What’s worse, we find many people who loudly proclaim their faith and simply ignore it in their day-to-day lives.  People who claim to believe in a Higher Power, yet spew hatred, vitriol, and distrust.

Which, of course, makes us . . . ahem . . . somewhat cynical about their faith.

In an age when people routinely dismiss what they see with their own eyes, why would we expect them to believe in something that they haven’t seen?  It’s far easier to dismiss nature spirits as superstitions of simple-minded people than to take them seriously, even if every other culture in human history has believed in them.

WHAT HAPPENS TO NATURE?

The Theosophists have a very interesting take on nature spirits, angels, and devas.  They don’t simply see them as amusing little creatures that frolic around the woods wearing pinecone crowns.

Rather, they view them as organizers of nature.  They are the underlying forces that make nature work.

For instance, we might think of a water sprite as living in a river.  From the Theosophist’s viewpoint, she’s actually making the river into what it is, overseeing the purity of the water and maintaining the lives of the various animals that live in it.

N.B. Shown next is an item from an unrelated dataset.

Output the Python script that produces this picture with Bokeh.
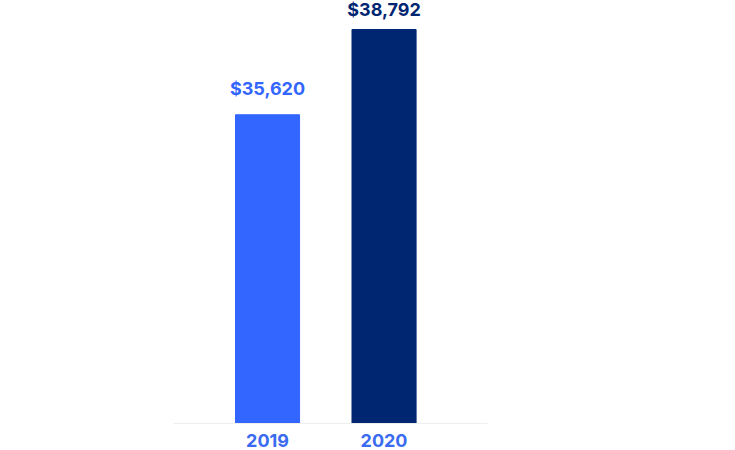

Orcas Island, off the coast of Washington, is said to have a magnificent deva or angel, who oversees all of the life of the island.  Lakes, rivers, streams, forests, mountains, all have nature spirits who nurture and sustain them.

Without the spirits, the earth begins to die and without the earth, we die.

MAKE LOVE, NOT WAR

As near as I can tell, the nature spirits don’t really give a flying fig whether we believe in them or not.  They’re not some Tinker Bell spirits who’ll curl up and die if we don’t clap for them.

In fact, they seem to avoid our company as much as possible, thank you very much.

What they DO want is for us to quit making war on them.

Stop cutting down those sacred groves of trees.  

Stop dumping tons of garbage into the oceans.

Stop paving over paradise and putting up parking lots.

Stop slaughtering millions of animals every year because it’s, “convenient,” for us.

I’m not asking anyone to share my beliefs.  But . . . you might go sit by a stream and think about it.  

Maybe ask the stream what it thinks.